Latest update January 14th, 2025 3:35 AM
Nov 21, 2010 Features / Columnists, My Column
By Adam Harris
It would seem that for the next few weeks, or even longer, the nation would be fed a diet of horror stories not least among them, attacks on households and violence. It has not escaped my attention that brothers are killing each other and that armed men are making it a habit of attacking homes and business places.
What is not surprising are the ages of the gunmen who attack homes. One of them who appeared in court was merely 18. At that age young men should be enjoying life, playing games, partying and trying to establish meaningful relationships with members of the opposite sex. Many years back, some of us were just leaving school and bringing to an end the best years of our lives.
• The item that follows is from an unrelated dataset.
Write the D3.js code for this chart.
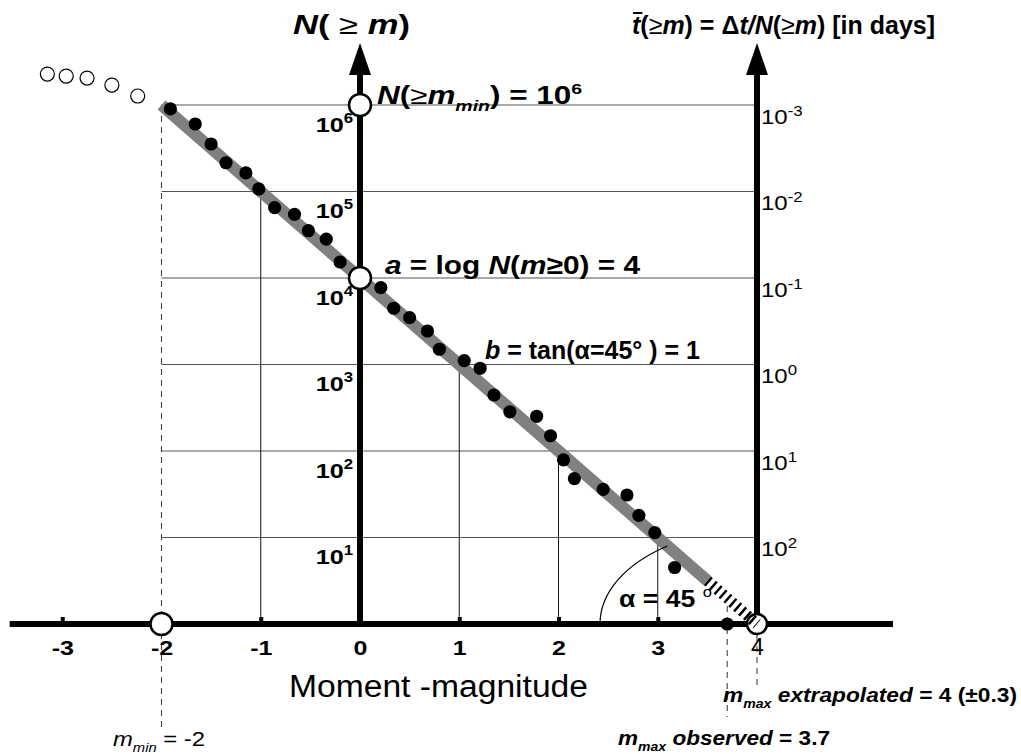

I have been talking a lot about the need for people to get rid of cash transactions. Without cash there can be no robberies because no bandit would want to steal credit cards and cheque leaves. They can do precious little with these.
But the people who have large sums of cash would justify the need for currency in their possession. They would say that the people with whom they conduct transactions want cash. To those people I would say that if indeed I have to conduct a transaction, I would want to believe that I know the person and that the person knows me. Of course there would have to be that level of trust, so there is nothing to prevent us from accepting each other’s cheques.
If there is little or no trust then there is nothing to stop us from going to a bank and having that institution solidify our transactions by way of a manager’s cheque.
I notice that there was no one who complained about accepting cheques from the liquidators of Clico and Globe Trust. It would have been interesting to hear them say that they would prefer cash. These very people, under normal conditions would try to say that they do not have a bank account and therefore, cannot change cheques.
But when they reach a certain age and it is time for them to collect their entitlements from the National Insurance Scheme, they get vouchers. It therefore goes to show that all the talk about needing cash is just an excuse to hide what they have to avoid paying taxes.
Of course, there are those who can do no better than accept cash. Drug dealings are always done in hard cash because I cannot see a man writing a cheque for a large cash transaction unless he has an established business. The end user with his pennies would most certainly rely on cash.
Having said that, I come to the young men who would say that they need money but that they cannot find work, or work for the sums paid by employers. And to make matters worse, none of them saves a cent. I am willing to bet that the men who helped themselves to some $10 million from an Eccles home would be dead broke by the end of the year.
Another thing that bothers me is the violence. People are no longer communicating with each other. Scarcely a day goes by without someone calling me to say that some administration is refusing to listen to the things that affect them. Last week a man complained about a noise nuisance. There was loud music blaring in his ears to the extent that his children were extremely uncomfortable.
He said that he called the police who came but did precious little. It took a call to the Police Commissioner to get action. This should not have been.
People talk about substandard constructions in their communities. The government, more particularly, Minister Robert Persaud, called on people in the various communities to keep an eye on the contractors and to report substandard works.
From the calls I have been getting I am led to believe that their appeals to the authorities are falling on deaf ears and that the contractors are being allowed to continue along their merry way. I also know that if the newspaper with which I work focuses on these things, there is the risk of being accused of an anti-government stance.
But for any successful community there must be communication among the members. This must start in the homes, so when I heard that brothers are killing brothers, in one case over $1,000 or the equivalent of US$5, I was horrified. The courts will have to deal with this issue. Suffice it to say that the relatives of the assailant are deeply saddened and they are closing ranks, forming a kind of shield around the assailant.
I believe that they have adopted the attitude that they have already lost one family member and that they must save the other. This is not strange. Some years ago, the late Quintyn Taylor told me of an incident in which a brother killed another in Garnett Street, Campbellville
No one was ever prosecuted because the family members used the same excuse about losing one and saving the other. The police left with the belief that whatever happened was an accident. The truth was that one brother pushed the other down a flight of stairs and caused his death.
Two days ago another brother pushed a broken bottle into his elder brother’s neck. The reports suggested that this was in the offing since the assailant was in the habit of beating the elder brother whenever they imbibed.
The community could have avoided this, but these days we tend to mind our own business, and talk when the deed is done. These are sad days in Guyana and a change has got to come.